● COLLECTED DATA:

--------------------------------

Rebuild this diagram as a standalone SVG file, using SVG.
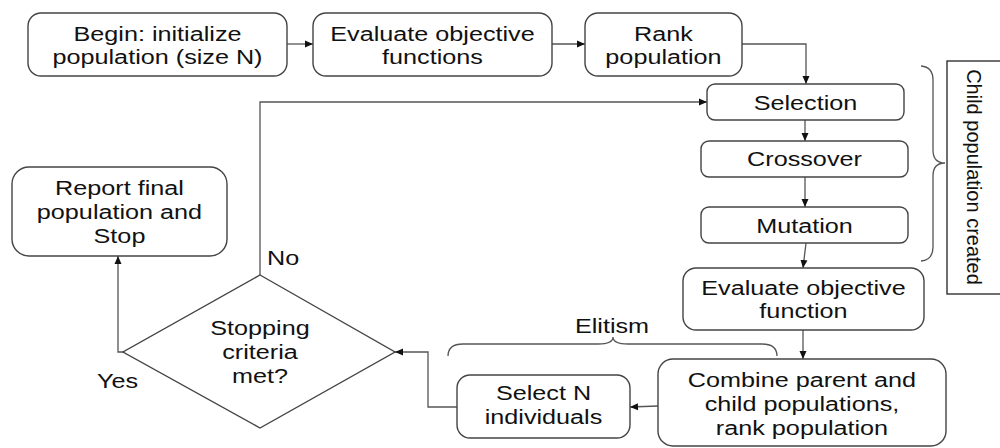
<svg xmlns="http://www.w3.org/2000/svg" width="1000" height="448" viewBox="0 0 1000 448">
<style>
.box{fill:#fff;stroke:#444;stroke-width:1.4}
.t{font-family:"Liberation Sans",Arial,sans-serif;font-size:21px;fill:#111;text-anchor:middle}
.ts{font-family:"Liberation Sans",Arial,sans-serif;font-size:21px;fill:#111;text-anchor:start}
.c{fill:none;stroke:#555;stroke-width:1.3}
.br{fill:none;stroke:#555;stroke-width:1.3}
</style>
<defs>
<marker id="ah" markerUnits="userSpaceOnUse" markerWidth="9" markerHeight="8" refX="8" refY="4" orient="auto">
<path d="M0,0.5 L8,4 L0,7.5 Z" fill="#111"/>
</marker>
</defs>
<rect width="1000" height="448" fill="#fff"/>

<g id="connectors">
<path class="c" d="M287,44 H313" marker-end="url(#ah)"/>
<path class="c" d="M552,44 H585" marker-end="url(#ah)"/>
<path class="c" d="M742,44 H806 V84" marker-end="url(#ah)"/>
<path class="c" d="M805,120 V141" marker-end="url(#ah)"/>
<path class="c" d="M805,177 V207" marker-end="url(#ah)"/>
<path class="c" d="M806,243 L803,268" marker-end="url(#ah)"/>
<path class="c" d="M803,330 V359" marker-end="url(#ah)"/>
<path class="c" d="M658,406 L630,407" marker-end="url(#ah)"/>
<path class="c" d="M457,407 H428 V352 H395" marker-end="url(#ah)"/>
<path class="c" d="M260,275 V102 H707" marker-end="url(#ah)"/>
<path class="c" d="M123,352 H118 V256" marker-end="url(#ah)"/>
</g>

<g id="begin">
<rect class="box" x="28" y="13" width="259" height="63" rx="13"/>
<text class="t" transform="matrix(1.2 0 0 1 -31.5 0)"><tspan x="157.5" y="41">Begin: initialize</tspan><tspan x="157.5" y="64">population (size N)</tspan></text>
</g>
<g id="evaluate-functions">
<rect class="box" x="313" y="13" width="239" height="63" rx="13"/>
<text class="t" transform="matrix(1.2 0 0 1 -86.5 0)"><tspan x="432.5" y="41">Evaluate objective</tspan><tspan x="432.5" y="64">functions</tspan></text>
</g>
<g id="rank">
<rect class="box" x="585" y="13" width="157" height="63" rx="13"/>
<text class="t" transform="matrix(1.2 0 0 1 -132.7 0)"><tspan x="663.5" y="41">Rank</tspan><tspan x="663.5" y="64">population</tspan></text>
</g>
<g id="selection">
<rect class="box" x="707" y="84" width="197" height="36" rx="8"/>
<text class="t" transform="matrix(1.2 0 0 1 -161.1 0)" x="805.5" y="110">Selection</text>
</g>
<g id="crossover">
<rect class="box" x="701" y="141" width="207" height="36" rx="8"/>
<text class="t" transform="matrix(1.2 0 0 1 -160.9 0)" x="804.5" y="166">Crossover</text>
</g>
<g id="mutation">
<rect class="box" x="701" y="207" width="207" height="36" rx="8"/>
<text class="t" transform="matrix(1.2 0 0 1 -160.9 0)" x="804.5" y="233">Mutation</text>
</g>
<g id="evaluate-function">
<rect class="box" x="683" y="268" width="241" height="62" rx="13"/>
<text class="t" transform="matrix(1.2 0 0 1 -160.7 0)"><tspan x="803.5" y="295">Evaluate objective</tspan><tspan x="803.5" y="318">function</tspan></text>
</g>
<g id="combine">
<rect class="box" x="658" y="359" width="288" height="87" rx="15"/>
<text class="t" transform="matrix(1.2 0 0 1 -160.4 0)"><tspan x="802" y="387">Combine parent and</tspan><tspan x="802" y="411">child populations,</tspan><tspan x="802" y="435">rank population</tspan></text>
</g>
<g id="select-n">
<rect class="box" x="457" y="375" width="173" height="63" rx="13"/>
<text class="t" transform="matrix(1.2 0 0 1 -108.7 0)"><tspan x="543.5" y="400">Select N</tspan><tspan x="543.5" y="424">individuals</tspan></text>
</g>
<g id="report">
<rect class="box" x="12" y="167" width="215" height="89" rx="17"/>
<text class="t" transform="matrix(1.2 0 0 1 -23.9 0)"><tspan x="119.5" y="195">Report final</tspan><tspan x="119.5" y="219">population and</tspan><tspan x="119.5" y="243">Stop</tspan></text>
</g>
<g id="decision">
<polygon class="box" points="260,275 395,352 260,428 123,352"/>
<text class="t" transform="matrix(1.2 0 0 1 -52 0)"><tspan x="260" y="335">Stopping</tspan><tspan x="260" y="359">criteria</tspan><tspan x="260" y="383">met?</tspan></text>
</g>
<g id="label-no">
<text class="ts" transform="matrix(1.2 0 0 1 -53.4 0)" x="267" y="265">No</text>
</g>
<g id="label-yes">
<text class="ts" transform="matrix(1.2 0 0 1 -19.4 0)" x="97" y="388">Yes</text>
</g>
<g id="elitism">
<path class="br" d="M448,356 Q448,344 463,344 H598 Q613,344 613,337 Q613,344 628,344 H762 Q777,344 777,356"/>
<text class="t" transform="matrix(1.2 0 0 1 -122.4 0)" x="612" y="333">Elitism</text>
</g>
<g id="child-population">
<path class="br" d="M921,66 Q933,67 933,80 V150 Q933,163 945,163 Q933,163 933,176 V247 Q933,260 921,261"/>
<rect x="947" y="61" width="70" height="233" fill="none" stroke="#222" stroke-width="1.3"/>
<text class="t" font-size="20" style="font-size:20px" transform="translate(967,177) rotate(90)" x="0" y="0">Child population created</text>
</g>
</svg>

--------------------------------

● YOUR INSTRUCTIONS:
Set every line down exactly as written, leaving each picture out.

● CORRECT ANSWER:
Rebuild this diagram as a standalone SVG file, using SVG.
<svg xmlns="http://www.w3.org/2000/svg" width="1000" height="448" viewBox="0 0 1000 448">
<style>
.box{fill:#fff;stroke:#444;stroke-width:1.4}
.t{font-family:"Liberation Sans",Arial,sans-serif;font-size:21px;fill:#111;text-anchor:middle}
.ts{font-family:"Liberation Sans",Arial,sans-serif;font-size:21px;fill:#111;text-anchor:start}
.c{fill:none;stroke:#555;stroke-width:1.3}
.br{fill:none;stroke:#555;stroke-width:1.3}
</style>
<defs>
<marker id="ah" markerUnits="userSpaceOnUse" markerWidth="9" markerHeight="8" refX="8" refY="4" orient="auto">
<path d="M0,0.5 L8,4 L0,7.5 Z" fill="#111"/>
</marker>
</defs>
<rect width="1000" height="448" fill="#fff"/>

<g id="connectors">
<path class="c" d="M287,44 H313" marker-end="url(#ah)"/>
<path class="c" d="M552,44 H585" marker-end="url(#ah)"/>
<path class="c" d="M742,44 H806 V84" marker-end="url(#ah)"/>
<path class="c" d="M805,120 V141" marker-end="url(#ah)"/>
<path class="c" d="M805,177 V207" marker-end="url(#ah)"/>
<path class="c" d="M806,243 L803,268" marker-end="url(#ah)"/>
<path class="c" d="M803,330 V359" marker-end="url(#ah)"/>
<path class="c" d="M658,406 L630,407" marker-end="url(#ah)"/>
<path class="c" d="M457,407 H428 V352 H395" marker-end="url(#ah)"/>
<path class="c" d="M260,275 V102 H707" marker-end="url(#ah)"/>
<path class="c" d="M123,352 H118 V256" marker-end="url(#ah)"/>
</g>

<g id="begin">
<rect class="box" x="28" y="13" width="259" height="63" rx="13"/>
<text class="t" transform="matrix(1.2 0 0 1 -31.5 0)"><tspan x="157.5" y="41">Begin: initialize</tspan><tspan x="157.5" y="64">population (size N)</tspan></text>
</g>
<g id="evaluate-functions">
<rect class="box" x="313" y="13" width="239" height="63" rx="13"/>
<text class="t" transform="matrix(1.2 0 0 1 -86.5 0)"><tspan x="432.5" y="41">Evaluate objective</tspan><tspan x="432.5" y="64">functions</tspan></text>
</g>
<g id="rank">
<rect class="box" x="585" y="13" width="157" height="63" rx="13"/>
<text class="t" transform="matrix(1.2 0 0 1 -132.7 0)"><tspan x="663.5" y="41">Rank</tspan><tspan x="663.5" y="64">population</tspan></text>
</g>
<g id="selection">
<rect class="box" x="707" y="84" width="197" height="36" rx="8"/>
<text class="t" transform="matrix(1.2 0 0 1 -161.1 0)" x="805.5" y="110">Selection</text>
</g>
<g id="crossover">
<rect class="box" x="701" y="141" width="207" height="36" rx="8"/>
<text class="t" transform="matrix(1.2 0 0 1 -160.9 0)" x="804.5" y="166">Crossover</text>
</g>
<g id="mutation">
<rect class="box" x="701" y="207" width="207" height="36" rx="8"/>
<text class="t" transform="matrix(1.2 0 0 1 -160.9 0)" x="804.5" y="233">Mutation</text>
</g>
<g id="evaluate-function">
<rect class="box" x="683" y="268" width="241" height="62" rx="13"/>
<text class="t" transform="matrix(1.2 0 0 1 -160.7 0)"><tspan x="803.5" y="295">Evaluate objective</tspan><tspan x="803.5" y="318">function</tspan></text>
</g>
<g id="combine">
<rect class="box" x="658" y="359" width="288" height="87" rx="15"/>
<text class="t" transform="matrix(1.2 0 0 1 -160.4 0)"><tspan x="802" y="387">Combine parent and</tspan><tspan x="802" y="411">child populations,</tspan><tspan x="802" y="435">rank population</tspan></text>
</g>
<g id="select-n">
<rect class="box" x="457" y="375" width="173" height="63" rx="13"/>
<text class="t" transform="matrix(1.2 0 0 1 -108.7 0)"><tspan x="543.5" y="400">Select N</tspan><tspan x="543.5" y="424">individuals</tspan></text>
</g>
<g id="report">
<rect class="box" x="12" y="167" width="215" height="89" rx="17"/>
<text class="t" transform="matrix(1.2 0 0 1 -23.9 0)"><tspan x="119.5" y="195">Report final</tspan><tspan x="119.5" y="219">population and</tspan><tspan x="119.5" y="243">Stop</tspan></text>
</g>
<g id="decision">
<polygon class="box" points="260,275 395,352 260,428 123,352"/>
<text class="t" transform="matrix(1.2 0 0 1 -52 0)"><tspan x="260" y="335">Stopping</tspan><tspan x="260" y="359">criteria</tspan><tspan x="260" y="383">met?</tspan></text>
</g>
<g id="label-no">
<text class="ts" transform="matrix(1.2 0 0 1 -53.4 0)" x="267" y="265">No</text>
</g>
<g id="label-yes">
<text class="ts" transform="matrix(1.2 0 0 1 -19.4 0)" x="97" y="388">Yes</text>
</g>
<g id="elitism">
<path class="br" d="M448,356 Q448,344 463,344 H598 Q613,344 613,337 Q613,344 628,344 H762 Q777,344 777,356"/>
<text class="t" transform="matrix(1.2 0 0 1 -122.4 0)" x="612" y="333">Elitism</text>
</g>
<g id="child-population">
<path class="br" d="M921,66 Q933,67 933,80 V150 Q933,163 945,163 Q933,163 933,176 V247 Q933,260 921,261"/>
<rect x="947" y="61" width="70" height="233" fill="none" stroke="#222" stroke-width="1.3"/>
<text class="t" font-size="20" style="font-size:20px" transform="translate(967,177) rotate(90)" x="0" y="0">Child population created</text>
</g>
</svg>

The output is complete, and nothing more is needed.